Streaming & parameter support

Routic supports streaming output and a broad set of OpenAI-compatible parameters. This page describes what is supported and what is not.

Streaming

Set stream: true in your request to receive incremental responses via Server-Sent Events (SSE).

from openai import OpenAI

client = OpenAI(
    base_url="https://api.routic.ai/v1",
    api_key="sk-xxxxxxxx",
)

stream = client.chat.completions.create(
    model="deepseek-r1",
    messages=[{"role": "user", "content": "Hello"}],
    stream=True,
)

for chunk in stream:
    if chunk.choices[0].delta.content:
        print(chunk.choices[0].delta.content, end="")

Streaming format

Content-Type: text/event-stream
Each chunk follows the OpenAI chat.completion.chunk schema
The final event is data: [DONE]

Thinking model streaming

Reasoning models (e.g., deepseek-r1) return reasoning content in the delta.reasoning_content field when streaming:

data: {"object":"chat.completion.chunk","delta":{"reasoning_content":"Let me think..."},"index":0}

data: {"object":"chat.completion.chunk","delta":{"content":"The answer is..."},"index":0}

data: [DONE]

Stream options

Use the stream_options parameter to control streaming behavior:

Option	Type	Default	Description
`include_usage`	boolean	false	Include token usage in the final chunk

{
  "model": "deepseek-r1",
  "messages": [{"role": "user", "content": "Hello"}],
  "stream": true,
  "stream_options": {"include_usage": true}
}

When include_usage is true, the last chunk before [DONE] contains the usage object.

Parameter reference

Supported parameters

Parameter	Type	Default	Description
`model`	string	—	Model name.
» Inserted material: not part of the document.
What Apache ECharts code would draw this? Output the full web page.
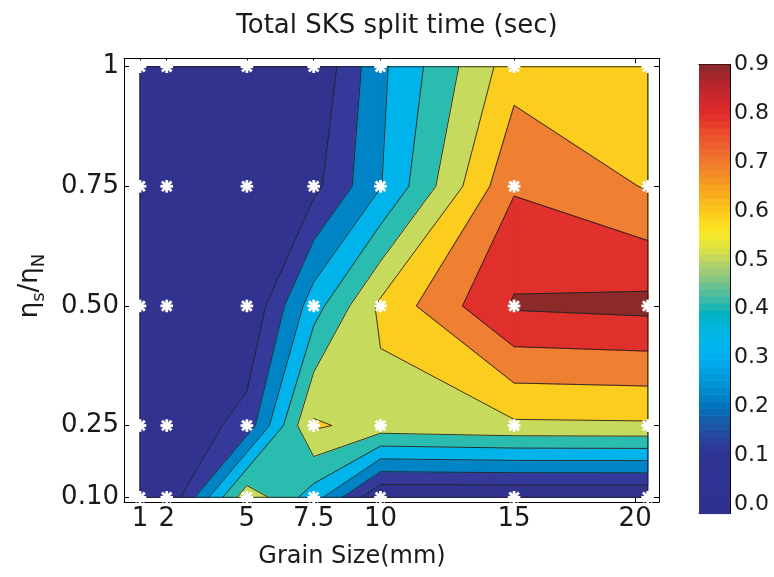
<!DOCTYPE html>
<html lang="en">
<head>
<meta charset="UTF-8">
<title>Total SKS split time</title>
<script src="https://cdn.jsdelivr.net/npm/echarts/dist/echarts.min.js"></script>
<style>
    body { margin: 0; background: #fff; }
    #main { width: 774px; height: 577px; }
</style>
</head>
<body>
<div id="main"></div>
<script>
// grid of the contour data (x = grain size, y = eta_s/eta_N)
var xVals = [1, 2, 5, 7.5, 10, 15, 20];
var yVals = [0.1, 0.25, 0.5, 0.75, 1];
// split time (sec), one row per y value, left to right in x
var zRow010 = [0.00, 0.00, 0.571, 0.349, 0.00, 0.00, 0.00];
var zRow025 = [0.02, 0.01, 0.140, 0.615, 0.560, 0.583, 0.587];
var zRow050 = [0.01, 0.00, 0.000, 0.357, 0.622, 0.912, 0.929];
var zRow075 = [0.01, 0.01, 0.010, 0.071, 0.295, 0.790, 0.693];
var zRow100 = [0.01, 0.01, 0.000, 0.006, 0.278, 0.657, 0.660];
var zGrid = [zRow010, zRow025, zRow050, zRow075, zRow100];

var levels = [0.1, 0.2, 0.3, 0.4, 0.5, 0.6, 0.7, 0.8, 0.9];
var xTickValues = [1, 2, 5, 7.5, 10, 15, 19.53];
var xTickLabels = ['1', '2', '5', '7.5', '10', '15', '20'];
var yTickValues = [0.1, 0.25, 0.5, 0.75, 1];
var yTickLabels = ['0.10', '0.25', '0.50', '0.75', '1'];
var cbTicks = [0, 0.1, 0.2, 0.3, 0.4, 0.5, 0.6, 0.7, 0.8, 0.9];

// fill colour of each band (below 0.1, 0.1-0.2, ... above 0.9)
var bandColors = ['#31338f', '#35399a', '#0084c6', '#00b4eb', '#2bbcb0',
                  '#c6db5e', '#fbcd1e', '#ef7f31', '#e0302b', '#8b2a28'];
// colour bar ramp
var cbStops = [[-0.02, '#2f3191'], [0.10, '#2e3392'], [0.12, '#2c3a96'], [0.14, '#2447a0'],
               [0.17, '#155ba8'], [0.20, '#0072bc'], [0.23, '#0088cc'], [0.27, '#00a0e0'],
               [0.30, '#00aeef'], [0.33, '#00b5ec'], [0.36, '#00b5dc'], [0.39, '#00b3c3'],
               [0.41, '#2cb8ad'], [0.44, '#60bf97'], [0.47, '#93c97b'], [0.50, '#bcd562'],
               [0.52, '#d8df45'], [0.55, '#f3e92b'], [0.57, '#fde022'], [0.60, '#fcc81a'],
               [0.65, '#f7a11f'], [0.70, '#f07a2e'], [0.75, '#ec552c'], [0.80, '#e12b2b'],
               [0.86, '#b8262d'], [0.90, '#86282b']];
var CB_MIN = -0.0195, CB_MAX = 0.9, CB_STEPS = 64;

var FONT = 'DejaVu Sans';
var INK = '#1a1a1a';

function hexToRgb(h) {
    return [parseInt(h.substr(1, 2), 16), parseInt(h.substr(3, 2), 16), parseInt(h.substr(5, 2), 16)];
}
function rampColor(v) {
    if (v <= cbStops[0][0]) return cbStops[0][1];
    for (var k = 1; k < cbStops.length; k++) {
        if (v <= cbStops[k][0]) {
            var a = cbStops[k - 1], b = cbStops[k];
            var t = (v - a[0]) / (b[0] - a[0]);
            var ca = hexToRgb(a[1]), cb = hexToRgb(b[1]);
            return 'rgb(' + ca.map(function (c, n) { return Math.round(c + t * (cb[n] - c)); }).join(',') + ')';
        }
    }
    return cbStops[cbStops.length - 1][1];
}

function cellCorners(i, j) {
    return [
        {x: xVals[i], y: yVals[j], z: zGrid[j][i]},
        {x: xVals[i + 1], y: yVals[j], z: zGrid[j][i + 1]},
        {x: xVals[i + 1], y: yVals[j + 1], z: zGrid[j + 1][i + 1]},
        {x: xVals[i], y: yVals[j + 1], z: zGrid[j + 1][i]}
    ];
}

// region z >= L inside one cell, plus the iso segments (marching squares)
function cutCell(c, L) {
    var up = c.map(function (p) { return p.z >= L; });
    var cross = [];
    for (var k = 0; k < 4; k++) {
        var a = c[k], b = c[(k + 1) % 4];
        if (up[k] !== up[(k + 1) % 4]) {
            var t = (L - a.z) / (b.z - a.z);
            cross[k] = [a.x + t * (b.x - a.x), a.y + t * (b.y - a.y)];
        }
    }
    var polys = [], segs = [];
    var saddle = up[0] === up[2] && up[1] === up[3] && up[0] !== up[1];
    var mid = (c[0].z + c[1].z + c[2].z + c[3].z) / 4;
    if (!saddle || mid >= L) {
        var pts = [];
        for (k = 0; k < 4; k++) {
            if (up[k]) pts.push([c[k].x, c[k].y]);
            if (cross[k]) pts.push(cross[k]);
        }
        if (pts.length >= 3) polys.push(pts);
        if (!saddle) {
            var cs = cross.filter(Boolean);
            if (cs.length === 2) segs.push(cs);
        } else {
            for (k = 0; k < 4; k++) if (!up[k]) segs.push([cross[(k + 3) % 4], cross[k]]);
        }
    } else {
        for (k = 0; k < 4; k++) {
            if (up[k]) {
                polys.push([cross[(k + 3) % 4], [c[k].x, c[k].y], cross[k]]);
                segs.push([cross[(k + 3) % 4], cross[k]]);
            }
        }
    }
    return {polys: polys, segs: segs};
}

var cells = [];
for (var j = 0; j < yVals.length - 1; j++) {
    for (var i = 0; i < xVals.length - 1; i++) {
        cells.push([(xVals[i] + xVals[i + 1]) / 2, (yVals[j] + yVals[j + 1]) / 2, i, j]);
    }
}
// one fill item per band, drawn from the lowest band upwards
var bands = bandColors.map(function (col, m) { return [xVals[0], yVals[0], m]; });

var gridPts = [];
yVals.forEach(function (y) { xVals.forEach(function (x) { gridPts.push([x, y]); }); });

var cbData = [];
for (var s = 0; s < CB_STEPS; s++) {
    var lo = CB_MIN + s * (CB_MAX - CB_MIN) / CB_STEPS;
    var hi = CB_MIN + (s + 1) * (CB_MAX - CB_MIN) / CB_STEPS;
    cbData.push([0.5, (lo + hi) / 2, lo, hi]);
}

function toPix(api, pts) {
    return pts.map(function (p) { return api.coord(p); });
}

function renderBand(params, api) {
    var m = api.value(2);
    var col = bandColors[m];
    var st = {fill: col, stroke: col, lineWidth: 1.2, lineJoin: 'round'};
    var children = [];
    cells.forEach(function (cell) {
        var c = cellCorners(cell[2], cell[3]);
        var polys = m === 0 ? [c.map(function (p) { return [p.x, p.y]; })] : cutCell(c, levels[m - 1]).polys;
        polys.forEach(function (poly) {
            children.push({type: 'polygon', shape: {points: toPix(api, poly)}, style: st});
        });
    });
    return {type: 'group', children: children};
}

function renderLines(params, api) {
    var i = api.value(2), j = api.value(3);
    var c = cellCorners(i, j);
    var lineStyle = {stroke: '#222', lineWidth: 0.9, fill: null};
    var children = [];
    levels.forEach(function (L) {
        cutCell(c, L).segs.forEach(function (sg) {
            children.push({type: 'polyline', shape: {points: toPix(api, sg)}, style: lineStyle});
        });
    });
    var edges = [];
    if (j === 0) edges.push([c[0], c[1]]);
    if (i === xVals.length - 2) edges.push([c[1], c[2]]);
    if (j === yVals.length - 2) edges.push([c[2], c[3]]);
    if (i === 0) edges.push([c[3], c[0]]);
    edges.forEach(function (e) {
        children.push({type: 'polyline', shape: {points: toPix(api, [[e[0].x, e[0].y], [e[1].x, e[1].y]])}, style: lineStyle});
    });
    return {type: 'group', children: children};
}

function renderMarker(params, api) {
    var p = api.coord([api.value(0), api.value(1)]);
    var r = 6.3, d = 4.8;
    var st = {stroke: '#fff', lineWidth: 2.8};
    return {type: 'group', children: [
        {type: 'line', shape: {x1: p[0] - r, y1: p[1], x2: p[0] + r, y2: p[1]}, style: st},
        {type: 'line', shape: {x1: p[0], y1: p[1] - r, x2: p[0], y2: p[1] + r}, style: st},
        {type: 'line', shape: {x1: p[0] - d, y1: p[1] - d, x2: p[0] + d, y2: p[1] + d}, style: st},
        {type: 'line', shape: {x1: p[0] - d, y1: p[1] + d, x2: p[0] + d, y2: p[1] - d}, style: st}
    ]};
}

function renderStrip(params, api) {
    var p1 = api.coord([0, api.value(2)]);
    var p2 = api.coord([1, api.value(3)]);
    return {
        type: 'rect',
        shape: {x: p1[0], y: p2[1], width: p2[0] - p1[0], height: p1[1] - p2[1] + 0.6},
        style: {fill: rampColor(api.value(1))}
    };
}

function pickLabel(values, labels) {
    return function (v) {
        for (var k = 0; k < values.length; k++) {
            if (Math.abs(values[k] - v) < 1e-6) return labels[k];
        }
        return '';
    };
}

var frame = {show: true, onZero: false, lineStyle: {color: '#000', width: 1}};
var noSplit = {show: false};
var tickStyle = {color: '#000', width: 1};

var option = {
    animation: false,
    backgroundColor: '#fff',
    title: {
        text: 'Total SKS split time (sec)',
        left: 392,
        top: 8,
        textAlign: 'center',
        textStyle: {fontFamily: FONT, fontSize: 26, fontWeight: 'normal', color: INK}
    },
    grid: [
        {left: 124, right: 115, top: 58.3, bottom: 75},
        {left: 699, top: 64.5, width: 31, height: 449}
    ],
    xAxis: [
        {type: 'value', gridIndex: 0, min: 0.401, max: 20.423, position: 'bottom',
            axisLine: frame, splitLine: noSplit,
            axisTick: {show: true, inside: true, length: 5, customValues: xTickValues, lineStyle: tickStyle},
            axisLabel: {show: true, customValues: xTickValues, formatter: pickLabel(xTickValues, xTickLabels),
                fontFamily: FONT, fontSize: 26, color: INK, margin: 4}},
        {type: 'value', gridIndex: 0, min: 0.401, max: 20.423, position: 'top',
            axisLine: frame, splitLine: noSplit, axisLabel: {show: false},
            axisTick: {show: true, inside: true, length: 5, customValues: xTickValues, lineStyle: tickStyle}},
        {type: 'value', gridIndex: 1, min: 0, max: 1, position: 'bottom',
            axisLine: frame, splitLine: noSplit, axisTick: {show: false}, axisLabel: {show: false}},
        {type: 'value', gridIndex: 1, min: 0, max: 1, position: 'top',
            axisLine: frame, splitLine: noSplit, axisTick: {show: false}, axisLabel: {show: false}}
    ],
    yAxis: [
        {type: 'value', gridIndex: 0, min: 0.0902, max: 1.0176, position: 'left',
            axisLine: frame, splitLine: noSplit,
            axisTick: {show: true, inside: true, length: 5, customValues: yTickValues, lineStyle: tickStyle},
            axisLabel: {show: true, customValues: yTickValues, formatter: pickLabel(yTickValues, yTickLabels),
                fontFamily: FONT, fontSize: 26, color: INK, margin: 5}},
        {type: 'value', gridIndex: 0, min: 0.0902, max: 1.0176, position: 'right',
            axisLine: frame, splitLine: noSplit, axisLabel: {show: false},
            axisTick: {show: true, inside: true, length: 5, customValues: yTickValues, lineStyle: tickStyle}},
        {type: 'value', gridIndex: 1, min: CB_MIN, max: CB_MAX, position: 'left',
            axisLine: frame, splitLine: noSplit, axisLabel: {show: false},
            axisTick: {show: true, inside: true, length: 4, customValues: cbTicks, lineStyle: tickStyle}},
        {type: 'value', gridIndex: 1, min: CB_MIN, max: CB_MAX, position: 'right',
            axisLine: frame, splitLine: noSplit,
            axisTick: {show: true, inside: true, length: 4, customValues: cbTicks, lineStyle: tickStyle},
            axisLabel: {show: true, customValues: cbTicks, formatter: function (v) { return v.toFixed(1); },
                fontFamily: FONT, fontSize: 22, color: INK, margin: 4}}
    ],
    graphic: [
        {type: 'text', x: 352, y: 557,
            style: {text: 'Grain Size(mm)', font: '24px "DejaVu Sans"', fill: INK, align: 'center', verticalAlign: 'middle'}},
        {type: 'text', x: 30, y: 286, rotation: Math.PI / 2,
            style: {text: '{e|η}{s|s}{e|/η}{s|N}', fill: INK, align: 'center', verticalAlign: 'middle',
                rich: {
                    e: {fontFamily: FONT, fontSize: 26, lineHeight: 26, verticalAlign: 'top', fill: INK},
                    s: {fontFamily: FONT, fontSize: 18, lineHeight: 18, verticalAlign: 'top', padding: [13, 0, 0, 0], fill: INK}
                }}}
    ],
    series: [
        {type: 'custom', name: 'fill', xAxisIndex: 0, yAxisIndex: 0, silent: true, z: 2,
            renderItem: renderBand, data: bands},
        {type: 'custom', name: 'contours', xAxisIndex: 0, yAxisIndex: 0, silent: true, z: 3,
            renderItem: renderLines, data: cells},
        {type: 'custom', name: 'samples', xAxisIndex: 0, yAxisIndex: 0, silent: true, z: 5,
            renderItem: renderMarker, data: gridPts},
        {type: 'custom', name: 'colorbar', xAxisIndex: 2, yAxisIndex: 2, silent: true, z: 2,
            renderItem: renderStrip, data: cbData}
    ]
};

var chart = echarts.init(document.getElementById('main'), null, {renderer: 'canvas'});
chart.setOption(option);
</script>
</body>
</html>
Supports canonical names and smart routing names.
`stream`	boolean	false	Enable SSE streaming.
`temperature`	number	1	Sampling randomness. Range: 0–2.
`max_tokens`	integer	—	Maximum tokens to generate.
`top_p`	number	1	Nucleus sampling threshold.
`frequency_penalty`	number	0	Penalize repeated tokens. Range: -2 to 2.
`presence_penalty`	number	0	Encourage new topics. Range: -2 to 2.
`stop`	array / string	null	Up to 4 stop sequences.
`tools`	array	—	Function calling definitions.
`tool_choice`	string / object	—	`"none"`, `"auto"`, or a specific tool.
`response_format`	object	—	Enforce JSON mode or schema.
`logprobs`	boolean	false	Return log probabilities.
`top_logprobs`	integer	—	Number of top logprobs to return. Range: 0–20.
`stream_options`	object	—	Streaming options (only when `stream: true`).
`thinking`	object	—	Routic extension — enable Thinking Mode.

Not supported

Parameter	Type	Note
`n`	integer	Always returns 1 choice.
`seed`	integer	Not supported yet.
`logit_bias`	object	Not supported yet.

Gateway-level controls

The following controls are configured at the gateway level and cannot be set per request:

Control	Scope	Description
RPM limit	Per key	Requests per minute. Default: 100. Max: 1,000.
TPM limit	Per key	Tokens per minute. Default: 10,000. Max: 100,000.
Max budget	Per key	Spending cap. Default: $100. Max: $1,000.
Retries	Per route	Gateway auto-retries on model provider errors. Default: 3.
Timeout	Per route	Request timeout. Default: 60 seconds.

To change key-level limits, contact support or adjust in your dashboard. See Rate limits.